Collisional and magnetic effects on the polarization of the solar oxygen infrared triplet

TL;DR

This study models how collisions and magnetic fields influence the polarization of the solar oxygen IR triplet, providing insights into solar atmospheric diagnostics and emphasizing the importance of collisional rates and magnetic effects.

Contribution

First comprehensive calculation of collisional depolarization and transfer rates for O I levels, integrated into a multi-level model to analyze polarization effects.

Findings

Elastic collisions with hydrogen suppress atomic alignment in deep photosphere.

Magnetic fields stronger than 20 G significantly depolarize the atoms via the Hanle effect.
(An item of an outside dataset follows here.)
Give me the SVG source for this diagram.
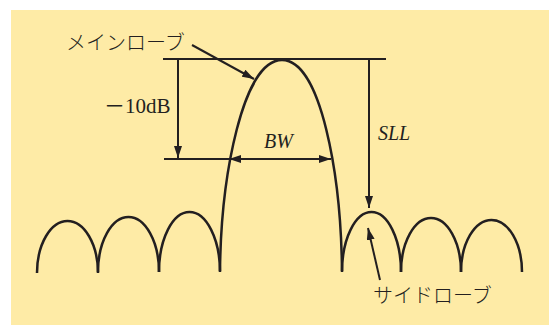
<svg xmlns="http://www.w3.org/2000/svg" width="549" height="325" viewBox="0 0 549 325">
<defs>
<style>
.ln{stroke:#231f20;stroke-width:2;fill:none}
.cv{stroke:#231f20;stroke-width:2.5;fill:none}
.jp{font-family:"Noto Sans CJK JP","Noto Sans",sans-serif;font-weight:300;font-size:20px;fill:#231f20}
.it{font-family:"Liberation Serif",serif;font-style:italic;font-size:20px;fill:#231f20}
.rm{font-family:"Liberation Serif","Noto Sans CJK JP",serif;font-size:21px;fill:#231f20}
</style>
<marker id="ah" viewBox="0 0 12 8" refX="12" refY="4" markerWidth="12" markerHeight="8" markerUnits="userSpaceOnUse" orient="auto">
<path d="M0,0 L12,4 L0,8 z" fill="#231f20"/>
</marker>
</defs>
<rect x="11" y="10" width="538" height="315" fill="#feeba6"/>
<g id="main-lobe">
<path class="cv" d="M220,271 C221,175 243,60 282,60 C321,60 341,175 342,271"/>
</g>
<g id="side-lobes">
<path class="cv" d="M37,273 A30.5,52 0 0 1 98,273"/>
<path class="cv" d="M98,272 A30.5,55 0 0 1 159,272"/>
<path class="cv" d="M159,272 A30.5,60 0 0 1 220,272"/>
<path class="cv" d="M342,272 A29.5,60 0 0 1 401,272"/>
<path class="cv" d="M401,272 A30,54 0 0 1 461,272"/>
<path class="cv" d="M461,272 A30.5,52 0 0 1 522,272"/>
</g>
<g id="connectors">
<line class="ln" x1="163" y1="59" x2="386" y2="59"/>
<line class="ln" x1="178" y1="59" x2="178" y2="158" marker-end="url(#ah)"/>
<line class="ln" x1="164" y1="159" x2="229" y2="159"/>
<line class="ln" x1="241" y1="159" x2="229" y2="159" marker-end="url(#ah)"/>
<line class="ln" x1="235" y1="159" x2="331" y2="159" marker-end="url(#ah)"/>
<line class="ln" x1="369" y1="59" x2="369" y2="208" marker-end="url(#ah)"/>
<line class="ln" x1="192" y1="45" x2="254" y2="79" marker-end="url(#ah)"/>
<line class="ln" x1="380" y1="280" x2="368" y2="228" marker-end="url(#ah)"/>
</g>
<g id="labels">
<text class="jp" x="66" y="50">メインローブ</text>
<text class="rm" x="104" y="113">－10dB</text>
<text class="it" x="264" y="148">BW</text>
<text class="it" x="378" y="140">SLL</text>
<text class="jp" x="373" y="303">サイドローブ</text>
</g>
</svg>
Polarization persists in the chromosphere due to lower collisional rates.

Abstract

Context: The scattering polarization of the infrared (IR) triplet of neutral oxygen (O\,\textsc{i}) near 777\,nm provides a powerful diagnostic of solar atmospheric conditions. However, interpreting such polarization requires a rigorous treatment of isotropic depolarizing collisions between O\,\textsc{i} atoms and neutral hydrogen. Aims: We aim to investigate the combined effects of collisional and magnetic depolarization in shaping the alignment of O\,\textsc{i} levels (and thus the polarization of the O\,\textsc{i} IR triplet). Methods: We compute, for the first time, a comprehensive set of collisional depolarization and polarization transfer rates for the relevant O\,\textsc{i} energy levels. These rates are incorporated into a multi-level atomic model, and the statistical equilibrium equations (SEE) are solved to quantify the impact of collisions and magnetic fields on atomic alignment. Results: Our calculations indicate that elastic collisions with neutral hydrogen, together with the Hanle effect of turbulent magnetic fields stronger than about 20 G, efficiently suppress the bulk of the atomic alignment in deep photospheric conditions where hydrogen densities exceed $n_{\mathrm{H}} \sim 10^{16}$ cm$^{-3}$. In the chromosphere, however, the lower hydrogen density weakens collisional depolarization, allowing polarization to persist. Conclusions: Our results are consistent with a chromospheric origin for the linear polarization signals of the O I IR triplet. Future studies should combine accurate non-LTE radiative transfer with reliable collisional rates in order to achieve fully consistent modeling.